Google Books Lawsuit Lurches Forward


Google E-Books IconFeb 9, 2012 - Paid Content
The fate of Google’s massive book scanning project has been up in the air since a legal settlement collapsed last year. New court filings this week suggest a possible end game.

The filings come after the Authors Guild decided in December to restart a class action lawsuit that demands Google (NSDQ: GOOG) pay authors for scanning their works without permission. The case was on hold for years as authors and publishers pursued an ambitious three-way deal to split digital book revenue with Google.
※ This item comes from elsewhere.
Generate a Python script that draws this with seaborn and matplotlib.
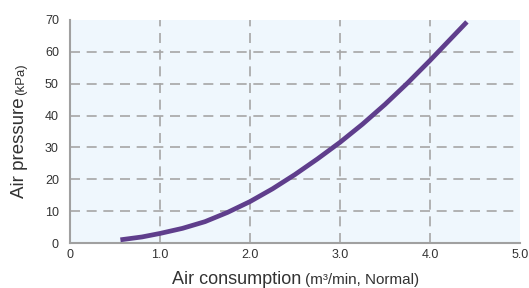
import matplotlib
matplotlib.use("Agg")
import matplotlib.pyplot as plt
import seaborn as sns

# curve
air_consumption = [0.56, 0.8, 1.0, 1.25, 1.5, 1.75, 2.0, 2.25, 2.5, 2.75,
                   3.0, 3.25, 3.5, 3.75, 4.0, 4.2, 4.41]
air_pressure = [1.0, 1.9, 3.0, 4.6, 6.7, 9.6, 13.0, 17.0, 21.5, 26.4,
                31.6, 37.3, 43.5, 50.2, 57.3, 63.2, 69.4]

x_ticks = [0, 1, 2, 3, 4, 5]
x_tick_labels = ["0", "1.0", "2.0", "3.0", "4.0", "5.0"]
y_ticks = [0, 10, 20, 30, 40, 50, 60, 70]

sns.set_style("white")
plt.rcParams["font.family"] = ["Liberation Sans", "DejaVu Sans"]

W, H = 529, 288
fig = plt.figure(figsize=(W / 100, H / 100), dpi=100)
ax = fig.add_axes([70 / W, 1 - 243 / H, 450 / W, 223 / H])
ax.set_facecolor("#eff7fd")

grid_kw = dict(color="#a6a6a6", lw=1.2, dashes=(6, 4), zorder=1)
for xv in x_ticks[1:-1]:
    ax.axvline(xv, **grid_kw)
for yv in y_ticks[1:-1]:
    ax.axhline(yv, **grid_kw)

sns.lineplot(x=air_consumption, y=air_pressure, sort=False, ax=ax,
             color="#5f3e8c", lw=3.4, zorder=3, solid_capstyle="butt",
             solid_joinstyle="round")

ax.set_xlim(0, 5)
ax.set_ylim(0, 70)
ax.set_xticks(x_ticks)
ax.set_xticklabels(x_tick_labels)
ax.set_yticks(y_ticks)
ax.tick_params(axis="both", length=0, labelsize=9, colors="#333333")
ax.tick_params(axis="x", pad=4)
ax.tick_params(axis="y", pad=8)

for side in ["top", "right"]:
    ax.spines[side].set_visible(False)
for side in ["left", "bottom"]:
    ax.spines[side].set_color("#a0a0a0")
    ax.spines[side].set_linewidth(1.5)
ax.set_xlabel("")
ax.set_ylabel("")

# axis titles with smaller unit parts
fig.text(172 / W, 1 - 284 / H, "Air consumption", fontsize=13,
         ha="left", va="baseline", color="#333333")
fig.text(305 / W, 1 - 284 / H, "(m³/min, Normal)", fontsize=11,
         ha="left", va="baseline", color="#333333")
fig.text(24 / W, 1 - 198 / H, "Air pressure", fontsize=13.5, rotation=90,
         rotation_mode="anchor", ha="left", va="baseline", color="#333333")
fig.text(24 / W, 1 - 95 / H, "(kPa)", fontsize=9.5, rotation=90,
         rotation_mode="anchor", ha="left", va="baseline", color="#333333")

fig.savefig("out.png", dpi=100)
After Judge Denny Chin rejected the deal last March, publishers have not gone forward with their original lawsuit and some have instead struck their own deals with Google.
Google is responding to the revived lawsuit by trying to knock the Authors Guild out of the case on the grounds that it doesn’t have legal standing. If a court agrees, this would force the three remaining individual plaintiffs in the case to continue to wage an expensive legal battle on their own. (Three other individual authors dropped out in January).
In its filing this week, the Authors Guild pushed back:
Google turns fairness on its head when it argues that every individual copyright owner must sue here, rather than the Authors Guild on behalf of its 8,500 members.
Meanwhile, Google filed a separate document to oppose “certification”, the legal green light that allows a class action to go forward. Citing a recent Wal-Mart (NYSE: WMT) case in which the Supreme Court tightened the rules for class actions, Google argued that the authors should not be treated as one group:
As became apparent during the settlement approval process, authors differ in their views about Google Books. New survey evidence shows that many authors directly benefit from the program, and affirmatively approve of the way in which Google has made books easier to find.
So what does this all mean? Google, it seems, is hoping the case will shrivel up if it can remove the Authors’ Guild. If that fails, Google will likely dig in for the long haul on the grounds that any settlement could be prohibitive. At the same time, the company has always claimed that it’s legally allowed to scan books under the law of fair use so long as it only shows snippets to the public.
In the bigger picture, it is worth noting that the ground has shifted considerably since the scanning controversy first erupted. Today, ebooks are everywhere and the out-of-print works that Google is holding have little economic value (aside from improving the company’s search algorithm). Compared to Amazon’s mega-footprint or Apple’s new textbook initiative, the once-feared Google book monopoly no longer feels very daunting.

1 comment:

transpress nz said...

you'd have thought that, as with Youtube, a deal with Google to share click-through ad revenue would have been the better way for authors to go rather than give millions in fees to already wealthy lawyers.